Muchos pueblos venezolanos que durante años se negaron a morir cayeron víctimas de la soledad y el desamparo bolivarianos; quedaron sucios, calcinados, huérfanos de aire. Los escasos pobladores que permanecen se han convertido en fantasmas de sí mismos, espectros, niños macilentos y ancianos abatidos como las cruces de Boot Hill. Y el país se va quedando solo; la vida que éramos se ha desvanecido como el barco fantasma del Atlántico Norte. El país se ausenta a pie cruzando un puente en Cúcuta o adentrándose por caminos verdes o por selvas amazónicas; en autobús hacia Ecuador, donde nos rechazan como si fuéramos un costillar de perros; en avión hacia lugares más distantes.
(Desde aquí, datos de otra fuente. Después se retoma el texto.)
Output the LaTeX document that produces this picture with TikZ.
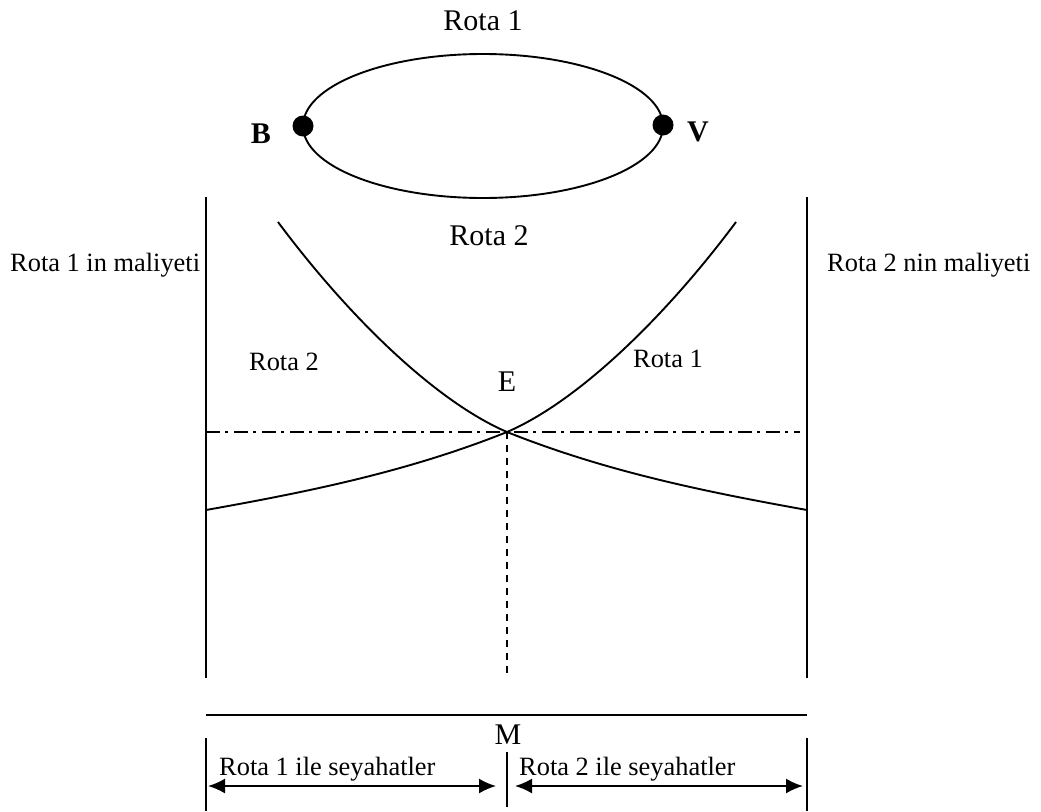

Los padres despiden a los hijos y el adiós arrastra sentimientos febriles, aunque contradictorios: por un lado, la tristeza de verlos partir y, por el otro, la alegría de saber que allí donde vayan los estará esperando un horizonte más iluminado, pero con la esperanza incierta de que algún día regresarán trayendo consigo nuevas conductas, otras ilusiones, el tesoro de otras culturas. Y entre los viajeros y los que permanecemos diciendo adiós se desliza la venenosa serpiente que condena a un régimen militar totalitario y perverso capaz de destruir a una nación auspiciando la diáspora y fomentando la crueldad.

Y a las 6:00 de la tarde la soledad que trata de socavarme el alma ocupa las calles de Caracas; entonces me refugio en mí mismo para no hundirme en la ciénaga en la que se ha convertido el país que alguna vez disfruté dejando que me acariciara el rostro la brisa del atardecer.